April 5, 2010
---Diana Oshiro
SHARE, REMIX, REUSE – “LEGITIMATE PLAGIARISM?”
I returned from a three day conference held on the shores of California’s beautiful Monterey Peninsula with a renewed commitment to transform education. Thompson Academy, an active member of the National Repository for Online Courses, has been working with colleagues from other states to further expand our collective knowledge of online learning. It is quite evident that online courses and web-based technologies are transforming education. So what will be the new role of our teachers and expectations of our students in this new environment? Will we be held hostage by online curriculum providers who will not allow the teacher to customize, individualize and differentiate instruction using the set content? Will our teachers be able to create courses, share content and redesign assessments that can be distributed to anyone?
Open Educational Resources (OER) and Open licensing are hot topics in technology and education circles today. The OER movement has increased tremendously from 2005 when the first collaborative content creation projects were funded by the Hewlett and Shuttleworth Foundations. Open educational resources are educational materials and resources offered freely and openly for anyone to use and under some licenses to re-mix, improve and redistribute. Open educational resources include:
- Learning content: full courses, course materials, content modules, learning objects, collections, and journals.
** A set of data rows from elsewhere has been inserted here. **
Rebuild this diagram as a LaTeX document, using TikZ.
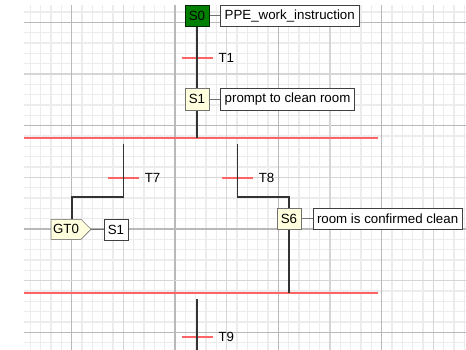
\documentclass[tikz,border=0pt]{standalone}
\usepackage{fontspec}
\setmainfont{Liberation Sans}
\usetikzlibrary{positioning,shapes.symbols}
\definecolor{stepyellow}{RGB}{255,255,221}
\definecolor{initgreen}{RGB}{0,128,0}
\definecolor{transred}{RGB}{255,100,100}
\definecolor{wiregray}{RGB}{51,51,51}
\definecolor{minorgray}{RGB}{236,236,236}
\definecolor{midgray}{RGB}{214,214,214}
\definecolor{majorgray}{RGB}{185,185,185}
\begin{document}
\begin{tikzpicture}[x=1pt,y=-1pt,
    font=\fontsize{13.3}{15}\selectfont,
    stepbox/.style={draw=black!55, fill=stepyellow, minimum width=23.4pt, minimum height=21.5pt, inner sep=1pt},
    initbox/.style={stepbox, draw=black!70!initgreen, fill=initgreen},
    actbox/.style={draw=black!75, fill=white, minimum height=21.5pt, inner xsep=4.3pt, inner ysep=1pt},
    jumpbox/.style={signal, signal to=east, signal pointer angle=90, draw=black!55, fill=stepyellow, minimum height=20pt, inner xsep=2pt, inner ysep=1pt},
    wire/.style={draw=wiregray, line width=1.6pt},
    link/.style={draw=black!55, line width=0.9pt},
    trans/.style={draw=transred, line width=2pt},
    translabel/.style={inner sep=0pt, right=5pt}]
    \useasboundingbox (0,0) rectangle (466,350);
    \fill[white] (0,0) rectangle (466,350);
    % grid
    \begin{scope}
        \clip (24,5) rectangle (466,350);
        \foreach \i in {0,...,42}
            \draw[minorgray, line width=1.4pt] ({30.4+\i*10.333},5) -- ({30.4+\i*10.333},350);
        \foreach \j in {0,...,33}
            \draw[minorgray, line width=1.4pt] (24,{12+\j*10.333}) -- (466,{12+\j*10.333});
        \foreach \k in {0,...,3} {
            \draw[midgray, line width=1.2pt] ({123.3+\k*103.33},5) -- ({123.3+\k*103.33},350);
            \draw[midgray, line width=1.2pt] (24,{74+\k*103.33}) -- (466,{74+\k*103.33});
            \draw[majorgray, line width=1.2pt] ({71.7+\k*103.33},5) -- ({71.7+\k*103.33},350);
            \draw[majorgray, line width=1.2pt] (24,{22.3+\k*103.33}) -- (466,{22.3+\k*103.33});
        }
    \end{scope}

    \coordinate (t1) at (197,58);
    \coordinate (t7) at (123.3,178);
    \coordinate (t8) at (237.3,178);
    \coordinate (t9) at (197,337);
    \coordinate (d1w) at (24,138);
    \coordinate (d1e) at (377.5,138);
    \coordinate (d2w) at (24,293);
    \coordinate (d2e) at (377.5,293);
    \coordinate (b7) at (123.3,144);
    \coordinate (c7) at (71.7,196.7);
    \coordinate (b8) at (237.3,144);
    \coordinate (c8) at (289,196.7);
    \coordinate (b9) at (197,299.3);
    \coordinate (e9) at (197,350);

    \node[initbox] (s0) at (197,15.7) {S0};
    \node[actbox, right=11.3pt of s0] (s0act) {PPE\_work\_instruction};
    \node[stepbox] (s1) at (197,99.2) {S1};
    \node[actbox, right=11.3pt of s1] (s1act) {prompt to clean room};
    \node[jumpbox] (gt0) at (66,229.3) {GT0};
    \node[actbox, minimum width=23.4pt, inner xsep=1pt] (gs1) at (116,229.5) {S1};
    \node[stepbox] (s6) at (289,218.7) {S6};
    \node[actbox, right=11.6pt of s6] (s6act) {room is confirmed clean};

    % transitions
    \draw[trans] (d1w) -- (d1e);
    \draw[trans] (d2w) -- (d2e);
    \draw[trans] ([xshift=-15.5pt]t1) -- ([xshift=15.5pt]t1) node[translabel] (t1lab) {T1};
    \draw[trans] ([xshift=-15.5pt]t7) -- ([xshift=15.5pt]t7) node[translabel] (t7lab) {T7};
    \draw[trans] ([xshift=-15.5pt]t8) -- ([xshift=15.5pt]t8) node[translabel] (t8lab) {T8};
    \draw[trans] ([xshift=-15.5pt]t9) -- ([xshift=15.5pt]t9) node[translabel] (t9lab) {T9};

    % flow
    \draw[wire] (s0.south) -- (s1.north);
    \draw[wire] (s1.south) -- (s1.south |- d1w);
    \draw[wire] (b7) -- (b7 |- c7) -- (c7) -- (c7 |- gt0.north);
    \draw[wire] (b8) -- (b8 |- c8) -- (c8) -- (s6.north);
    \draw[wire] (s6.south) -- (s6.south |- d2w);
    \draw[wire] (b9) -- (e9);

    \draw[link] (s0) -- (s0act);
    \draw[link] (s1) -- (s1act);
    \draw[link] (gt0.east) -- (gs1);
    \draw[link] (s6) -- (s6act);

    \node[initbox] at (s0) {S0};
    \node[stepbox] at (s1) {S1};
    \node[stepbox] at (s6) {S6};
    \node[jumpbox] at (gt0) {GT0};
\end{tikzpicture}
\end{document}
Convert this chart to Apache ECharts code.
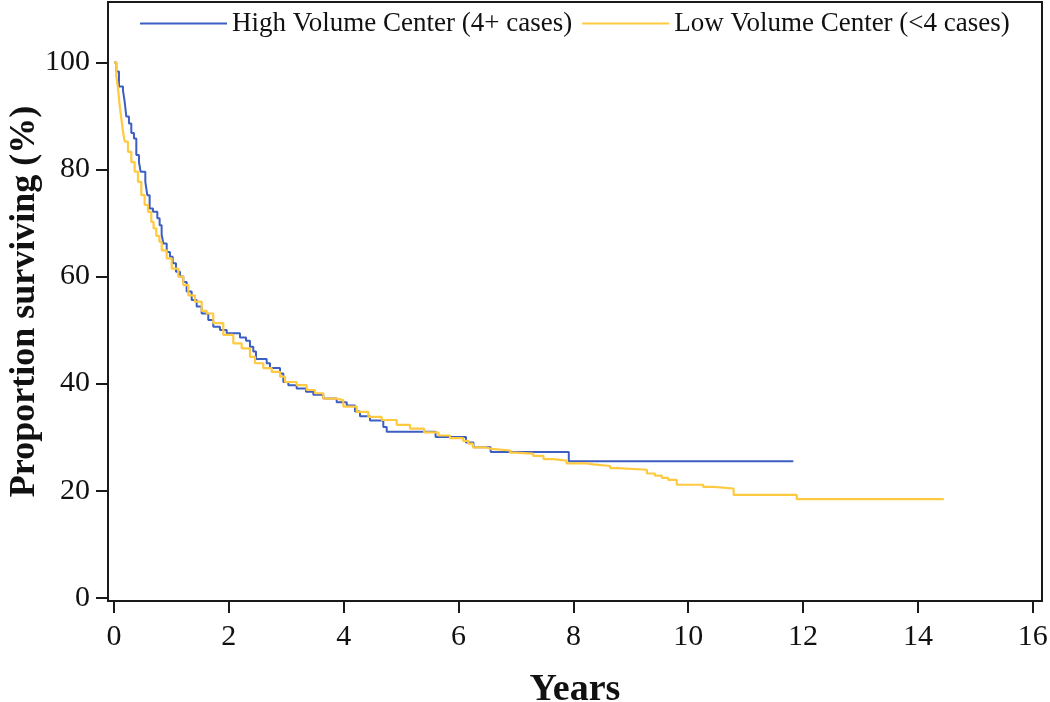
<!DOCTYPE html>
<html>
<head>
<meta charset="utf-8">
<script src="https://cdn.jsdelivr.net/npm/echarts@6/dist/echarts.min.js"></script>
<style>
html,body{margin:0;padding:0;background:#fff;}
#chart{width:1050px;height:702px;}
</style>
</head>
<body>
<div id="chart"></div>
<script>
// Kaplan-Meier survival, High Volume Center (4+ cases)
var highYears = [0, 0.04, 0.087, 0.157, 0.186, 0.215, 0.261, 0.302, 0.348, 0.389, 0.435, 0.464, 0.546, 0.580, 0.621, 0.679, 0.755, 0.795, 0.83, 0.86, 0.918, 0.975, 1.022, 1.080, 1.149, 1.207, 1.266, 1.353, 1.44, 1.527, 1.642, 1.729, 1.846, 1.963, 2.194, 2.30, 2.368, 2.426, 2.473, 2.659, 2.717, 2.891, 2.949, 3.036, 3.181, 3.344, 3.471, 3.645, 3.878, 4.053, 4.197, 4.284, 4.458, 4.69, 4.749, 5.6, 6.13, 6.26, 6.56, 7.92, 11.83];
var highSurv  = [100, 98.3, 95.5, 94.8, 92.7, 89.9, 88.6, 86.8, 85.8, 82.7, 81.4, 79.6, 77.7, 75.2, 72.7, 72.1, 70.9, 69.6, 67.8, 66.2, 64.6, 63.7, 62.5, 60.9, 60.0, 59.0, 57.2, 55.6, 54.4, 53.1, 51.9, 50.6, 50.0, 49.4, 48.6, 48.0, 46.9, 46.0, 44.6, 43.8, 42.9, 41.9, 40.3, 39.7, 39.1, 38.5, 37.9, 37.2, 36.5, 35.9, 34.8, 33.9, 33.1, 31.9, 31.0, 30.0, 29.0, 28.1, 27.2, 25.5, 25.5];

// Kaplan-Meier survival, Low Volume Center (<4 cases)
var lowYears = [0, 0.04, 0.07, 0.099, 0.127, 0.157, 0.186, 0.244, 0.302, 0.36, 0.418, 0.476, 0.534, 0.592, 0.65, 0.69, 0.737, 0.79, 0.831, 0.918, 1.005, 1.12, 1.207, 1.294, 1.41, 1.527, 1.614, 1.729, 1.904, 2.078, 2.224, 2.368, 2.456, 2.6, 2.746, 2.891, 2.978, 3.181, 3.356, 3.5, 3.645, 3.878, 3.993, 4.227, 4.429, 4.662, 4.923, 5.155, 5.4, 5.65, 5.85, 6.08, 6.17, 6.25, 6.46, 6.58, 6.90, 6.98, 7.30, 7.48, 7.65, 7.88, 8.23, 8.35, 8.64, 8.78, 9.28, 9.42, 9.54, 9.65, 9.80, 10.26, 10.44, 10.79, 11.89, 14.45];
var lowSurv  = [100, 97.6, 95.2, 92.0, 89.6, 87.1, 85.2, 83.3, 81.4, 79.6, 77.7, 75.2, 73.4, 72.1, 70.2, 69.0, 67.6, 66.5, 64.9, 63.4, 61.5, 60.0, 58.4, 56.5, 55.3, 53.6, 53.1, 51.3, 49.1, 47.5, 46.6, 45.0, 43.8, 42.9, 42.2, 41.3, 40.3, 39.7, 38.8, 38.2, 37.2, 36.9, 35.7, 34.7, 33.8, 33.2, 32.3, 31.6, 30.9, 30.3, 29.8, 29.3, 28.8, 28.1, 27.8, 27.5, 27.1, 26.9, 26.5, 25.9, 25.6, 25.1, 24.9, 24.6, 24.2, 23.9, 23.2, 22.8, 22.4, 22.0, 21.1, 20.7, 20.4, 19.2, 18.4, 18.4];

var seriesNames = ['High Volume Center (4+ cases)', 'Low Volume Center (<4 cases)'];
var xTicks = [0, 2, 4, 6, 8, 10, 12, 14, 16];
var yTicks = [0, 20, 40, 60, 80, 100];
var xTitle = 'Years';
var yTitle = 'Proportion surviving (%)';

function pairs(xs, ys) { return xs.map(function (x, i) { return [x, ys[i]]; }); }

var serif = '"Liberation Serif", "DejaVu Serif", serif';
var chart = echarts.init(document.getElementById('chart'), null, {renderer: 'canvas'});
chart.setOption({
  animation: false,
  backgroundColor: '#ffffff',
  grid: {
    left: 108, right: 8, top: 2, bottom: 101,
    containLabel: false, outerBoundsMode: 'none',
    show: true, borderColor: '#1a1a1a', borderWidth: 2, backgroundColor: 'transparent'
  },
  legend: {
    left: 135, top: 5,
    itemWidth: 87, itemHeight: 14, itemGap: 10,
    icon: 'path://M0,6 L87,6 L87,8 L0,8 Z',
    textStyle: { fontFamily: serif, fontSize: 27, color: '#111', padding: [0, 0, 0, 0] },
    data: seriesNames
  },
  xAxis: {
    type: 'value', min: -0.104, max: 16.16,
    name: xTitle, nameLocation: 'middle', nameGap: 70, nameMoveOverlap: false,
    nameTextStyle: { fontFamily: serif, fontSize: 38, fontWeight: 'bold', color: '#111' },
    axisLine: { show: true, onZero: false, lineStyle: { color: '#1a1a1a', width: 2 } },
    axisTick: { show: true, length: 12, lineStyle: { color: '#1a1a1a', width: 2 }, customValues: xTicks },
    axisLabel: { fontFamily: serif, fontSize: 30, color: '#111', margin: 21, customValues: xTicks },
    splitLine: { show: false }
  },
  yAxis: {
    type: 'value', min: -0.62, max: 111.3,
    name: yTitle, nameLocation: 'middle', nameGap: 65, nameMoveOverlap: false,
    nameTextStyle: { fontFamily: serif, fontSize: 36, fontWeight: 'bold', color: '#111' },
    axisLine: { show: true, onZero: false, lineStyle: { color: '#1a1a1a', width: 2 } },
    axisTick: { show: true, length: 12, lineStyle: { color: '#1a1a1a', width: 2 }, customValues: yTicks },
    axisLabel: { fontFamily: serif, fontSize: 30, color: '#111', margin: 18, customValues: yTicks },
    splitLine: { show: false }
  },
  series: [
    {
      name: seriesNames[0], type: 'line', step: 'end', showSymbol: false, symbol: 'none',
      data: pairs(highYears, highSurv),
      lineStyle: { color: '#3D5EC2', width: 2 }, itemStyle: { color: '#3D5EC2' }
    },
    {
      name: seriesNames[1], type: 'line', step: 'end', showSymbol: false, symbol: 'none',
      data: pairs(lowYears, lowSurv),
      lineStyle: { color: '#FFC940', width: 2.2 }, itemStyle: { color: '#FFC940' }
    }
  ]
});
</script>
</body>
</html>
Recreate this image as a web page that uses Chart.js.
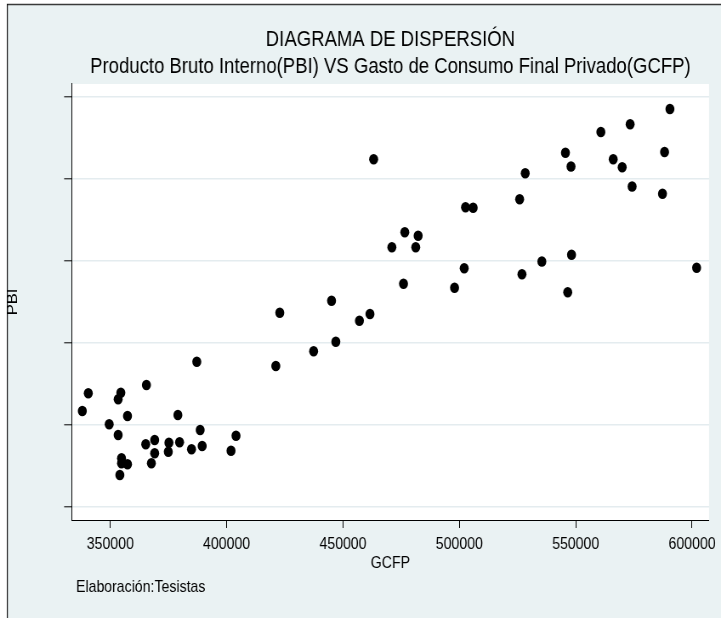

- Tools: Software to support the creation, delivery, use and improvement of open learning content including searching and organization of content, content and learning management systems, content development tools, and on-line learning communities.
- Implementation resources: Intellectual property licenses to promote open publishing of materials, design-principles, and localization of content.
Are we possibly doing something illegal by taking available content, re-mixing and then redistributing to anyone who wants it? Does this practice border on “plagiarism”? No, not if everyone agrees to share. This movement may be a new and better way to capture the strongest content, best instructional practices and highest performing students. As our community of learners begins to recognize the importance of shared knowledge, every learner and teacher will collectively benefit and grow. Perhaps this can be called “Legal Plagiarism.”
Thompson Academy has always engaged in innovative, “cutting edge” opportunities that informed new instructional practices and transformed educational environments. Another such opportunity has presented itself. I believe Thompson Academy should play a major role in creating and using OER to improve learning while maximizing and extending resources. This year we provided students from 28 public schools with courses for credit recovery or acceleration toward graduation. This is done without cost to student or regional school. If we share our resources, our teachers and instructional content with all students desiring our services, perhaps we will begin to see how external circumstances like lack of resources, furlough days and derelict facilities will no longer matter. So, what should be our next steps? Developing a plan and strategizing ways to redesign courses, remix content and share it with everyone in the form of credit courses for students or professional development for teachers is the first step. This will not be an easy task but can be done. We’re all about “proving the concept” and Thompson Academy will attempt to “prove this concept” in the near future.